§ What you should do
Repeat exactly the lines running from the first line of the data to the line containing "Sans Narrow', 'DejaVu", both ends included, and nothing else; drop the pictures.

## start

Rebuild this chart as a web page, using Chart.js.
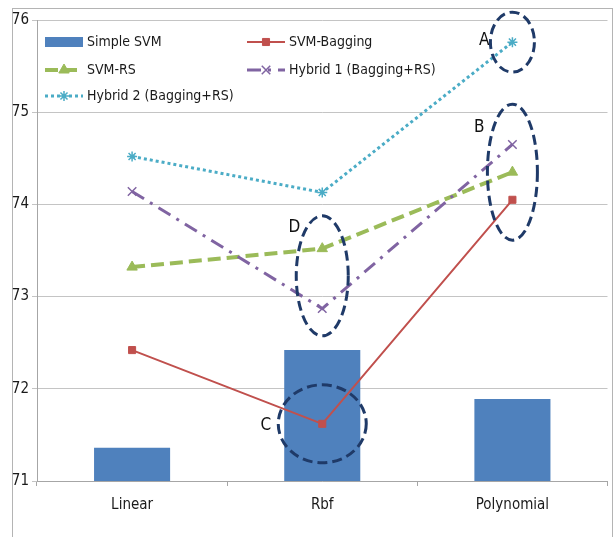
<!DOCTYPE html>
<html>
<head>
<meta charset="utf-8">
<script src="https://cdn.jsdelivr.net/npm/chart.js@4/dist/chart.umd.min.js"></script>
<style>
  html, body { margin: 0; padding: 0; background: #fff; }
  #wrap { width: 615px; height: 537px; }
</style>
</head>
<body>
<div id="wrap"><canvas id="c" width="615" height="537"></canvas></div>
<script>
// Kernel types on the x axis
const categories = ['Linear', 'Rbf', 'Polynomial'];

// Accuracy (%) per method and kernel
const simpleSVM  = [71.36, 72.42, 71.89];
const svmBagging = [72.42, 71.62, 74.05];
const svmRS      = [73.32, 73.52, 74.35];
const hybrid1    = [74.14, 72.87, 74.65];
const hybrid2    = [74.52, 74.13, 75.76];

// Value axis
const yMin = 71, yMax = 76, yStep = 1;

const FONT = "'Liberation Sans Narrow', 'DejaVu Sans Condensed', 'Noto Sans', sans-serif";

// Highlight rings: label, kernel index, value at the centre, radii in px
const rings = [
  { label: 'A', cat: 2, value: hybrid2[2], rx: 22, ry: 30 },
  { label: 'B', cat: 2, value: (svmBagging[2] + hybrid1[2]) / 2, rx: 25, ry: 68 },
  { label: 'C', cat: 1, value: svmBagging[1], rx: 44, ry: 39 },
  { label: 'D', cat: 1, value: (hybrid1[1] + svmRS[1]) / 2 + 0.03, rx: 26, ry: 60 }
];

const frame = {
  id: 'frame',
  beforeDraw(chart) {
    const ctx = chart.ctx;
    ctx.save();
    ctx.fillStyle = '#fff';
    ctx.fillRect(0, 0, chart.width, chart.height);
    ctx.strokeStyle = '#b4b4b4';
    ctx.lineWidth = 1;
    ctx.strokeRect(12.5, 8.5, 600, 540);
    ctx.restore();
  }
};

const inlineLegend = {
  id: 'inlineLegend',
  afterDatasetsDraw(chart) {
    const ctx = chart.ctx;
    const slots = [[45, 42], [247, 42], [45, 70], [247, 70], [45, 96]];
    ctx.save();
    chart.data.datasets.forEach((ds, i) => {
      const [x, y] = slots[i];
      const w = 38;
      if (ds.type === 'bar') {
        ctx.fillStyle = ds.backgroundColor;
        ctx.fillRect(x, y - 5, w, 10);
      } else {
        ctx.save();
        ctx.strokeStyle = ds.borderColor;
        ctx.lineWidth = ds.borderWidth;
        ctx.setLineDash(ds.borderDash || []);
        ctx.beginPath();
        ctx.moveTo(x, y);
        ctx.lineTo(x + w, y);
        ctx.stroke();
        ctx.restore();
        ctx.save();
        ctx.setLineDash([]);
        ctx.fillStyle = ds.pointBackgroundColor;
        ctx.strokeStyle = ds.pointBorderColor;
        ctx.lineWidth = ds.pointBorderWidth;
        Chart.helpers.drawPoint(ctx, {
          pointStyle: ds.pointStyle, radius: ds.pointRadius, rotation: 0, borderWidth: ds.pointBorderWidth
        }, x + w / 2, y);
        ctx.restore();
      }
      ctx.fillStyle = '#1a1a1a';
      ctx.font = '14px ' + FONT;
      ctx.textAlign = 'left';
      ctx.textBaseline = 'middle';
      ctx.fillText(ds.label, x + w + 4, y);
    });
    ctx.restore();
  }
};

const ringMarks = {
  id: 'ringMarks',
  afterDatasetsDraw(chart) {
    const ctx = chart.ctx;
    const xs = chart.scales.x, ys = chart.scales.y;
    ctx.save();
    rings.forEach(r => {
      const cx = xs.getPixelForValue(r.cat);
      const cy = ys.getPixelForValue(r.value);
      ctx.strokeStyle = '#1f3a68';
      ctx.lineWidth = 3;
      ctx.setLineDash([10, 5]);
      ctx.beginPath();
      ctx.ellipse(cx, cy, r.rx, r.ry, 0, 0, Math.PI * 2);
      ctx.stroke();
      ctx.setLineDash([]);
      ctx.fillStyle = '#111';
      ctx.font = '17px ' + FONT;
      ctx.textAlign = 'right';
      ctx.textBaseline = 'middle';
      let tx = cx - r.rx - 1, ty = cy;
      if (r.label === 'B') { tx = cx - r.rx - 3; ty = cy - 45; }
      if (r.label === 'C') { tx = cx - r.rx - 7; ty = cy + 2; }
      if (r.label === 'D') { tx = cx - r.rx + 4; ty = cy - 48; }
      if (r.label === 'A') { tx = cx - r.rx - 1; ty = cy - 2; }
      ctx.fillText(r.label, tx, ty);
    });
    ctx.restore();
  }
};

new Chart(document.getElementById('c'), {
  data: {
    labels: categories,
    datasets: [
      {
        type: 'bar', label: 'Simple SVM', data: simpleSVM,
        backgroundColor: '#4f81bd', borderWidth: 0,
        barPercentage: 0.4, categoryPercentage: 1, order: 10
      },
      {
        type: 'line', label: 'SVM-Bagging', data: svmBagging,
        borderColor: '#c0504d', borderWidth: 2, borderDash: [],
        pointStyle: 'rect', pointRadius: 5, pointBorderWidth: 1,
        pointBackgroundColor: '#c0504d', pointBorderColor: '#c0504d',
        tension: 0, order: 4
      },
      {
        type: 'line', label: 'SVM-RS', data: svmRS,
        borderColor: '#9bbb59', borderWidth: 4, borderDash: [13, 6],
        pointStyle: 'triangle', pointRadius: 6, pointBorderWidth: 1,
        pointBackgroundColor: '#9bbb59', pointBorderColor: '#9bbb59',
        tension: 0, order: 3
      },
      {
        type: 'line', label: 'Hybrid 1 (Bagging+RS)', data: hybrid1,
        borderColor: '#8064a2', borderWidth: 3, borderDash: [14, 7, 3, 7],
        pointStyle: 'crossRot', pointRadius: 6, pointBorderWidth: 1.5,
        pointBackgroundColor: '#8064a2', pointBorderColor: '#8064a2',
        tension: 0, order: 2
      },
      {
        type: 'line', label: 'Hybrid 2 (Bagging+RS)', data: hybrid2,
        borderColor: '#4bacc6', borderWidth: 3, borderDash: [3, 3],
        pointStyle: 'star', pointRadius: 5, pointBorderWidth: 1.5,
        pointBackgroundColor: '#4bacc6', pointBorderColor: '#4bacc6',
        tension: 0, order: 1
      }
    ]
  },
  options: {
    responsive: false,
    animation: false,
    layout: { padding: { left: 0, right: 3, top: 20, bottom: 0 } },
    plugins: { legend: { display: false }, tooltip: { enabled: false } },
    scales: {
      x: {
        offset: true,
        grid: { offset: true, drawOnChartArea: false, drawTicks: true, tickLength: 5, color: '#a6a6a6' },
        border: { color: '#a6a6a6' },
        ticks: { color: '#1a1a1a', font: { family: FONT, size: 15 }, padding: 10 },
        afterFit(s) { s.height = 56; }
      },
      y: {
        min: yMin, max: yMax,
        grid: { color: '#c4c4c4', tickLength: 5 },
        border: { color: '#a6a6a6' },
        ticks: { stepSize: yStep, color: '#1a1a1a', font: { family: FONT, size: 15 }, padding: 3 },
        afterFit(s) { s.width = 37; }
      }
    }
  },
  plugins: [frame, inlineLegend, ringMarks]
});
</script>
</body>
</html>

## end

§ Complete answer
Rebuild this chart as a web page, using Chart.js.
<!DOCTYPE html>
<html>
<head>
<meta charset="utf-8">
<script src="https://cdn.jsdelivr.net/npm/chart.js@4/dist/chart.umd.min.js"></script>
<style>
  html, body { margin: 0; padding: 0; background: #fff; }
  #wrap { width: 615px; height: 537px; }
</style>
</head>
<body>
<div id="wrap"><canvas id="c" width="615" height="537"></canvas></div>
<script>
// Kernel types on the x axis
const categories = ['Linear', 'Rbf', 'Polynomial'];

// Accuracy (%) per method and kernel
const simpleSVM  = [71.36, 72.42, 71.89];
const svmBagging = [72.42, 71.62, 74.05];
const svmRS      = [73.32, 73.52, 74.35];
const hybrid1    = [74.14, 72.87, 74.65];
const hybrid2    = [74.52, 74.13, 75.76];

// Value axis
const yMin = 71, yMax = 76, yStep = 1;

const FONT = "'Liberation Sans Narrow', 'DejaVu Sans Condensed', 'Noto Sans', sans-serif";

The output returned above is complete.